The sale includes $872.4 million of taxable Build America Bonds, $78.8 million of general obligation refunding bonds, and $75.5 million of new-money GOs.

DISD trustees approved the sale on Thursday.

Steve Korby, executive director for financial services with DISD, said the bonds are tentatively set to be issued over three days.

“These are three separate issues, and we anticipate we’ll sell them on consecutive days,” Korby said. “We’ll sell the BABs first, the conventional tax-exempt GO bonds on the second day, and then the refunding bonds will be sold.”

Korby said the schedule should allow the district to gauge the market before the refunding bonds are issued.

“We need to understand how to best structure the refunding bonds,” he said. “We could be refunding more or less, ­depending on the market, but we don’t expect the total to vary much.”

The November sale is an effort to avoid the December deluge, according to Korby.
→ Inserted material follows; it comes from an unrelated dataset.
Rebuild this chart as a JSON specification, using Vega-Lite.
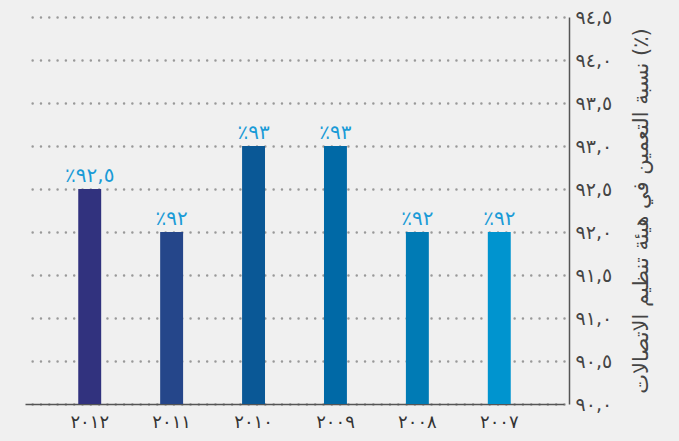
{
  "$schema": "https://vega.github.io/schema/vega-lite/v6.json",
  "width": 539,
  "height": 387,
  "autosize": "none",
  "padding": {"left": 25, "top": 17, "right": 115, "bottom": 37},
  "background": "#f0f0f0",
  "config": {
    "view": {"stroke": null},
    "font": "DejaVu Sans"
  },
  "data": {
    "values": [
      {"year": "٢٠١٢", "value": 92.5, "label": "٪٩٢,٥"},
      {"year": "٢٠١١", "value": 92, "label": "٪٩٢"},
      {"year": "٢٠١٠", "value": 93, "label": "٪٩٣"},
      {"year": "٢٠٠٩", "value": 93, "label": "٪٩٣"},
      {"year": "٢٠٠٨", "value": 92, "label": "٪٩٢"},
      {"year": "٢٠٠٧", "value": 92, "label": "٪٩٢"}
    ]
  },
  "encoding": {
    "x": {
      "field": "year",
      "type": "nominal",
      "sort": ["٢٠١٢", "٢٠١١", "٢٠١٠", "٢٠٠٩", "٢٠٠٨", "٢٠٠٧"],
      "scale": {"paddingInner": 0.72, "paddingOuter": 0.65},
      "axis": {
        "title": null,
        "labelAngle": 0,
        "labelFontSize": 18,
        "labelColor": "#333333",
        "labelPadding": 9,
        "ticks": false,
        "domainColor": "#555555",
        "domainWidth": 1.5,
        "grid": false
      }
    },
    "y": {
      "field": "value",
      "type": "quantitative",
      "scale": {"domain": [90, 94.5], "zero": false, "nice": false},
      "axis": {
        "orient": "right",
        "offset": 5,
        "values": [90, 90.5, 91, 91.5, 92, 92.5, 93, 93.5, 94, 94.5],
        "labelExpr": "replace(replace(replace(replace(replace(replace(replace(replace(replace(replace(replace(format(datum.value,'.1f'),'.',','),regexp('0','g'),'٠'),regexp('1','g'),'١'),regexp('2','g'),'٢'),regexp('3','g'),'٣'),regexp('4','g'),'٤'),regexp('5','g'),'٥'),regexp('6','g'),'٦'),regexp('7','g'),'٧'),regexp('8','g'),'٨'),regexp('9','g'),'٩')",
        "labelFontSize": 19,
        "labelColor": "#444444",
        "labelPadding": 6,
        "ticks": false,
        "domainColor": "#555555",
        "domainWidth": 1.5,
        "grid": true,
        "gridColor": "#999999",
        "gridWidth": 2.5,
        "gridDash": [0.01, 8.3],
        "gridCap": "round",
        "title": "نسبة التعمين في هيئة تنظيم الاتصالات (٪)",
        "titleAngle": -90,
        "titleFontSize": 21,
        "titleFontWeight": "normal",
        "titleColor": "#444444",
        "titlePadding": 40
      }
    }
  },
  "layer": [
    {
      "mark": {"type": "bar"},
      "encoding": {
        "y2": {"datum": 90},
        "color": {
          "field": "year",
          "type": "nominal",
          "scale": {
            "domain": ["٢٠١٢", "٢٠١١", "٢٠١٠", "٢٠٠٩", "٢٠٠٨", "٢٠٠٧"],
            "range": ["#31327e", "#25468a", "#0a5896", "#0069a6", "#007bb5", "#0094cf"]
          },
          "legend": null
        }
      }
    },
    {
      "mark": {"type": "text", "baseline": "alphabetic", "dy": -7, "fontSize": 20, "color": "#1a9bd7"},
      "encoding": {
        "text": {"field": "label"}
      }
    }
  ]
}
Issuers are rushing deals to market ahead of the BAB program’s expiration at the end of the year.

“There are a number of Texas school districts with bond elections next week, and we anticipate a fair amount of that debt will be issued as BABs in December,” Korby said.

“We think we will have one of the best credits available in the market at the time,” he added.
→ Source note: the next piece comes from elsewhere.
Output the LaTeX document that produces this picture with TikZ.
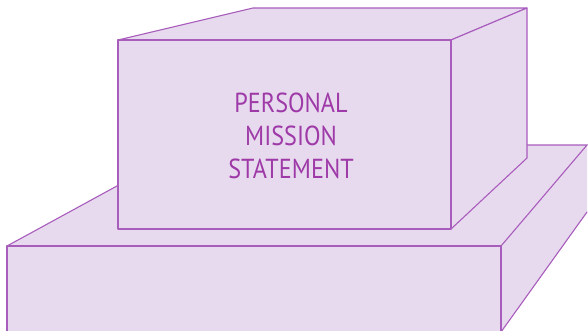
\documentclass[tikz,border=0pt]{standalone}
\usepackage{fontspec}
\newfontfamily\labelfont[FakeStretch=0.88]{PT Sans}
\definecolor{facefill}{RGB}{232,218,238}
\definecolor{edgecol}{RGB}{168,92,188}
\definecolor{textcol}{RGB}{158,58,168}
\begin{document}
\begin{tikzpicture}[x=1pt,y=-1pt,
  face/.style={fill=facefill,draw=edgecol,line width=1.1pt,line join=round},
  facefillonly/.style={fill=facefill},
  edge/.style={draw=edgecol,line width=1.1pt,line cap=round}]
\useasboundingbox (0,0) rectangle (588,330);
\clip (0,0) rectangle (588,330);
% slab
\coordinate (sA) at (7,246);
\coordinate (sB) at (501,246);
\coordinate (sC) at (587,145);
\coordinate (sD) at (192,145);
\coordinate (sE) at (587,212);
\coordinate (sF) at (501,332);
\coordinate (sG) at (7,332);
\fill[facefillonly] (sA) -- (sD) -- (sC) -- (sB) -- cycle;
\fill[facefillonly] (sB) -- (sC) -- (sE) -- (sF) -- cycle;
\draw[edge] (sA) -- (sD) -- (sC) -- (sB);
\draw[edge] (sE) -- (sF);
\draw[face] (sG) -- (sA) -- (sB) -- (sF);
% box
\coordinate (bA) at (118,40);
\coordinate (bB) at (451,40);
\coordinate (bC) at (451,229);
\coordinate (bD) at (118,229);
\coordinate (bE) at (253,8);
\coordinate (bF) at (527,8);
\coordinate (bG) at (527,158);
\draw[face] (bA) -- (bE) -- (bF) -- (bB) -- cycle;
\draw[face] (bB) -- (bF) -- (bG) -- (bC) -- cycle;
\draw[face] (bA) rectangle (bC);
\node[text=textcol,font=\labelfont\fontsize{27.5}{33}\selectfont,align=center] (label) at (291,136) {PERSONAL\\MISSION\\STATEMENT};
\end{tikzpicture}
\end{document}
The district’s outstanding debt is rated A-plus by Standard & Poor’s, Aa2 by Moody’s Investors Service, and AA by Fitch Ratings.

The debt is enhanced to triple-A with coverage from the Texas Permanent School Fund.

DISD currently has $1.7 billion of outstanding debt, but officials expect the outstanding debt to total $2.7 billion at the end of fiscal 2011.

The district’s co-bond counsel are ­Vinson & Elkins LLP and West & Associates LLP.

Co-financial advisers are First Southwest Co. and Estrada Hinojosa & Co.

The issue will draw down the final $950 million remaining from the $1.35 billion of GO bonds Dallas voters authorized in May 2008.

It will include $302,000 of bonds from the $1.37 billion of debt voters approved in January 2002, leaving only 38 cents of authorized but unissued debt from that election.

Korby said the proceeds from the sale will finance the district’s capital program through 2014.

He said the district accelerated its sale schedule because of the impending end of the BAB program.

“We wouldn’t have issued so much debt at this time if not for the opportunity afforded by BABs,” Korby said. “There will continue to be refunding opportunities if interest rates stay this low, but we won’t have any new-money authorization remaining until we go back to the voters at some point.”

Korby said he expects it will be three to four years before the district asks voters to approve additional debt.

The district expects to save $170 million to $180 million in debt-service costs with the BABs as compared to conventional tax-exempt GO bonds, he said, with another $4 million in net present-value savings realized through the refunding.

Projects financed with proceeds from the 2008 bond authorization include 15 new schools, the addition of 177 new classrooms, and renovations to 200 existing facilities.

The district posted a surplus of $54 million at the end of last school year. The surplus, which was the largest one ever posted by DISD, increased the fund balance to $91 million, up from $37 million in 2009.